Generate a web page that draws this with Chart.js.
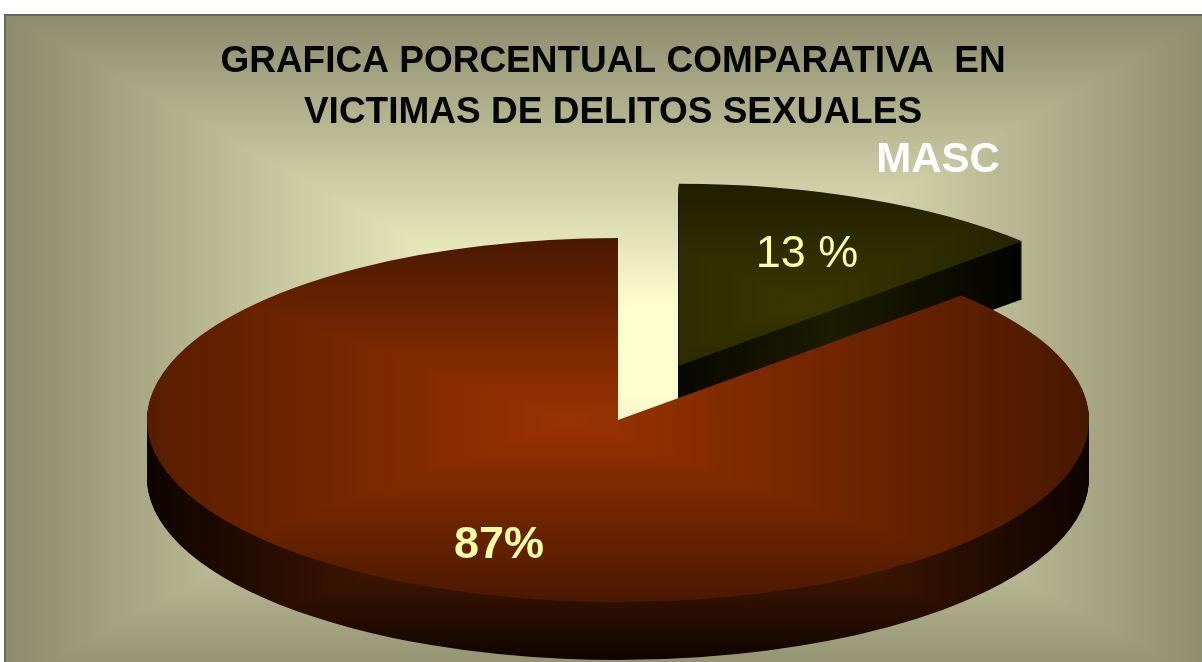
--
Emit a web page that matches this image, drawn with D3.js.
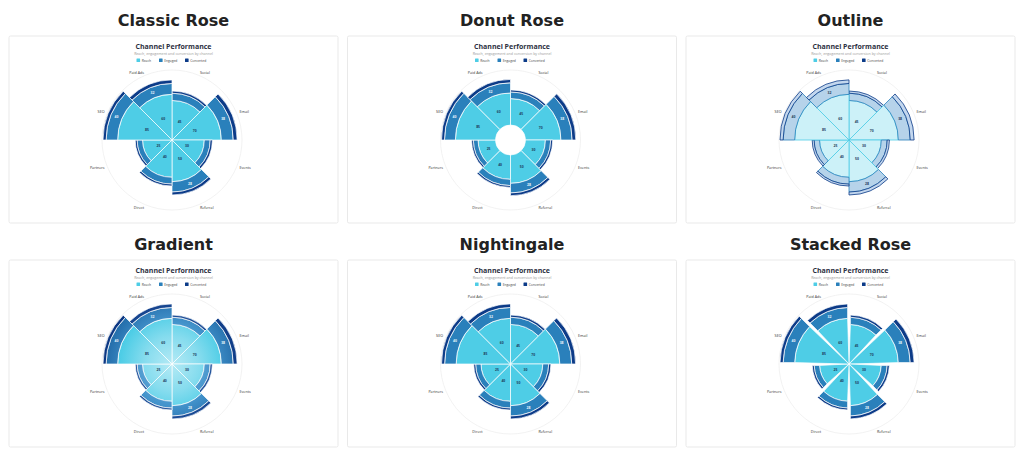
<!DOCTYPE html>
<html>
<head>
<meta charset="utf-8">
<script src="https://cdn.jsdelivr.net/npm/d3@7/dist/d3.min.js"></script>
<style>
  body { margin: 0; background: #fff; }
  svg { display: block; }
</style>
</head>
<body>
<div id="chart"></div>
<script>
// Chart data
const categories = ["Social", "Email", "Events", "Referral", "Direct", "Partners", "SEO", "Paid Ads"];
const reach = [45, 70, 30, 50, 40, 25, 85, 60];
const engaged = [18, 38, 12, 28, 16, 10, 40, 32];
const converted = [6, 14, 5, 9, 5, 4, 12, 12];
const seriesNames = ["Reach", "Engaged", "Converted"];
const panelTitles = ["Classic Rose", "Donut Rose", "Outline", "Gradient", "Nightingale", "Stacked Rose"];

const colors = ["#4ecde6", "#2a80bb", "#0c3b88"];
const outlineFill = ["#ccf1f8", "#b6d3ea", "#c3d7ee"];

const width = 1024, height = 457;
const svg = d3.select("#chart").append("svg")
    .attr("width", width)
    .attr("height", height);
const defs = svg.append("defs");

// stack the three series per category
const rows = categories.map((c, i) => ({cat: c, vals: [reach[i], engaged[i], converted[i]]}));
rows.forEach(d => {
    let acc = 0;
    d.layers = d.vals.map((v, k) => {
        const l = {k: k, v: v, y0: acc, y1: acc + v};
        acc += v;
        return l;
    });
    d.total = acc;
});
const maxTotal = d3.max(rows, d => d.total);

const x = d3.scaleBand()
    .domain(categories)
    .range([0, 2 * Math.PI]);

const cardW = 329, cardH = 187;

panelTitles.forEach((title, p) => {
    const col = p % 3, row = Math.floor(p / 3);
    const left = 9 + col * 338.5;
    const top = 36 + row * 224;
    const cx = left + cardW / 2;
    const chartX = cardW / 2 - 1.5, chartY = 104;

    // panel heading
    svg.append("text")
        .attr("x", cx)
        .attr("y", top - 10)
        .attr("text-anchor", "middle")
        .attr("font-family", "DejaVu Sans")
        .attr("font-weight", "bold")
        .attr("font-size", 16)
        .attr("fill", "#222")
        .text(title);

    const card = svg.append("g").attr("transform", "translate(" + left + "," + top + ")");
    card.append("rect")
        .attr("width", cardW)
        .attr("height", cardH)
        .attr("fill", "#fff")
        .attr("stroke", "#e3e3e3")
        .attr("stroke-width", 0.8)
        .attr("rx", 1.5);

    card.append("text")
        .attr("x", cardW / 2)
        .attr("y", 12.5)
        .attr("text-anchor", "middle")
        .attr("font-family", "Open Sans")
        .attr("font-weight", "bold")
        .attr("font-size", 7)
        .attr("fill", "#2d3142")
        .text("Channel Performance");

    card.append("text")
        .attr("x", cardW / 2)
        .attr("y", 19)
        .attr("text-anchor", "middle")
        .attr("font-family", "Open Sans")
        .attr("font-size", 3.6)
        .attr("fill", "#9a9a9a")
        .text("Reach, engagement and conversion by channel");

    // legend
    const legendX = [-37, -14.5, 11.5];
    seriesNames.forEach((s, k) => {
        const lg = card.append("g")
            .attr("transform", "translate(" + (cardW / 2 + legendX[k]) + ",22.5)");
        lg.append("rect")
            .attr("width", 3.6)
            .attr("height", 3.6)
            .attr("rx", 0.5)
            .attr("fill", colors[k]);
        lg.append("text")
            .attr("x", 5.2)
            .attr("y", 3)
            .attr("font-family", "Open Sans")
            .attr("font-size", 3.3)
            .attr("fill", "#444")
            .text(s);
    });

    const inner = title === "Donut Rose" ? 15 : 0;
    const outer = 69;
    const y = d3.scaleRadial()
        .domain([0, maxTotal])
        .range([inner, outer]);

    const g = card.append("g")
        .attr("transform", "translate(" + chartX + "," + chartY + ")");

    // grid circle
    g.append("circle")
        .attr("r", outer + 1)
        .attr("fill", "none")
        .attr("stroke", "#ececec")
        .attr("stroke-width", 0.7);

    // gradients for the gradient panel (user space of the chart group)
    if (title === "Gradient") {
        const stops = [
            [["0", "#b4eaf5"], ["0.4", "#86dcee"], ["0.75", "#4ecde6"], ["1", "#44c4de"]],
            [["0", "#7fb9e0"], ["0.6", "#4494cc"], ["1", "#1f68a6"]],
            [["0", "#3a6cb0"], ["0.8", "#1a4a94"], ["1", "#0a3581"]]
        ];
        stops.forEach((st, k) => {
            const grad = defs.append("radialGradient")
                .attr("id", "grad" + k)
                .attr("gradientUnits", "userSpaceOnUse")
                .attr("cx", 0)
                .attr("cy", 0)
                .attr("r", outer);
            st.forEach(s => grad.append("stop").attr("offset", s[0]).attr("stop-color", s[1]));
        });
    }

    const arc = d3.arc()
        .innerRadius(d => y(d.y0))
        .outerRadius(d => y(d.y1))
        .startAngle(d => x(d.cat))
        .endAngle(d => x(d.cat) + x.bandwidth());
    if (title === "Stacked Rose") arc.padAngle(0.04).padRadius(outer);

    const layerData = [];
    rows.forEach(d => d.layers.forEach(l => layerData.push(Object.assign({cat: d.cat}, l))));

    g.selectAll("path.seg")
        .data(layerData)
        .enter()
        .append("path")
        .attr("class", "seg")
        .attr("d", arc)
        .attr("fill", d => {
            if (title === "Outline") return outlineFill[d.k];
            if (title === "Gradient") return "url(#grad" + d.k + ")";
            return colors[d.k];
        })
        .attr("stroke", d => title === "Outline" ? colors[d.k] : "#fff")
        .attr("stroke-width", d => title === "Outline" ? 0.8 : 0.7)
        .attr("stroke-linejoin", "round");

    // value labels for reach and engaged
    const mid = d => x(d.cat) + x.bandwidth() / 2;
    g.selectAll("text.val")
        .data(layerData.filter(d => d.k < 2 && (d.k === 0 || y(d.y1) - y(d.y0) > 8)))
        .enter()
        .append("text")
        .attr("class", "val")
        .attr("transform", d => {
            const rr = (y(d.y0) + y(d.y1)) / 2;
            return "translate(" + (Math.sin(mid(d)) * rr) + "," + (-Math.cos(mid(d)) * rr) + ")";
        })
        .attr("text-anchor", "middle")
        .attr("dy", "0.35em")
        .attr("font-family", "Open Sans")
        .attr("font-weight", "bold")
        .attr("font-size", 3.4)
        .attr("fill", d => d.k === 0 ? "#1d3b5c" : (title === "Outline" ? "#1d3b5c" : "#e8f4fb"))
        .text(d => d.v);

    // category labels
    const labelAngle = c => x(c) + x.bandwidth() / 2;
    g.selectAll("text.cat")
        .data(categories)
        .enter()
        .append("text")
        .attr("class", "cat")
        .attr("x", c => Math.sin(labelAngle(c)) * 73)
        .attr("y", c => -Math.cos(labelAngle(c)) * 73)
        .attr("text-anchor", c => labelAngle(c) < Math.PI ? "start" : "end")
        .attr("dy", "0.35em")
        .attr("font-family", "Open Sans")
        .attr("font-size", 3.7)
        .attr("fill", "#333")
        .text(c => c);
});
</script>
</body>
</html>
--
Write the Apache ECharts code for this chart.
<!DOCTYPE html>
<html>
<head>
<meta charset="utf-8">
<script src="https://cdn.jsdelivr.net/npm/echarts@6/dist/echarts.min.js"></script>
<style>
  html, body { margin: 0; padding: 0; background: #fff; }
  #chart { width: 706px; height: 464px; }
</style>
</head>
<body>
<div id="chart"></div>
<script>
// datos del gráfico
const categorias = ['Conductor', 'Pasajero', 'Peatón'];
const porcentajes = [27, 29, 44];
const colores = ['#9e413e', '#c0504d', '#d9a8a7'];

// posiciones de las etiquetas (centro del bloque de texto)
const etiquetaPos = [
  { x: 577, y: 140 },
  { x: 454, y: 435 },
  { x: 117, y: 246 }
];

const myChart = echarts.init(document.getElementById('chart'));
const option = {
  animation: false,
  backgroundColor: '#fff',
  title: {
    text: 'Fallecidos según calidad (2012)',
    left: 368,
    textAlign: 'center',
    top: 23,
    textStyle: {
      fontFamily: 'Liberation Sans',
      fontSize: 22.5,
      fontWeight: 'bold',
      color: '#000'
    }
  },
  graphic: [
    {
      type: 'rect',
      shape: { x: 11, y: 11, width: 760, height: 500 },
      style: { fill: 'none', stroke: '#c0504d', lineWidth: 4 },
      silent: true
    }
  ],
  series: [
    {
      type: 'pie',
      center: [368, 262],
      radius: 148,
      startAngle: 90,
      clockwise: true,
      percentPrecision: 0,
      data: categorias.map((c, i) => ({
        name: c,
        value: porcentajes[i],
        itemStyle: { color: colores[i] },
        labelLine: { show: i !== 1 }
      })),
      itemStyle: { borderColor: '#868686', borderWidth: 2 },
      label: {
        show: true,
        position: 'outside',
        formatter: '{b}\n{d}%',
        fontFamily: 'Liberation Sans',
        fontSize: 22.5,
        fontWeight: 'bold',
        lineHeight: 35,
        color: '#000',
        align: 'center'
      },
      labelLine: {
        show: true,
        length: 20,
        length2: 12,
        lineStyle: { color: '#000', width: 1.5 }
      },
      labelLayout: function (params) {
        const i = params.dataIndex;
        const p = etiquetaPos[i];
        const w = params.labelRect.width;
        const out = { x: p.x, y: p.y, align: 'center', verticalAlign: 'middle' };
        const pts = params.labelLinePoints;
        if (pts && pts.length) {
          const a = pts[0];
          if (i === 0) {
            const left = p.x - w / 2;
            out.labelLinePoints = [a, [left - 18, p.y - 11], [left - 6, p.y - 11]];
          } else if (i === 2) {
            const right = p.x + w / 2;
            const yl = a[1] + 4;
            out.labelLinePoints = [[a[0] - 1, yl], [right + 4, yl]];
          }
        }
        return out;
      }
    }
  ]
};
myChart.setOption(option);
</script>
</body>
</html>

### Task requirements:
Reply with the number of lines in the data that include the string "page" and nothing else.

### Answer for the task:
2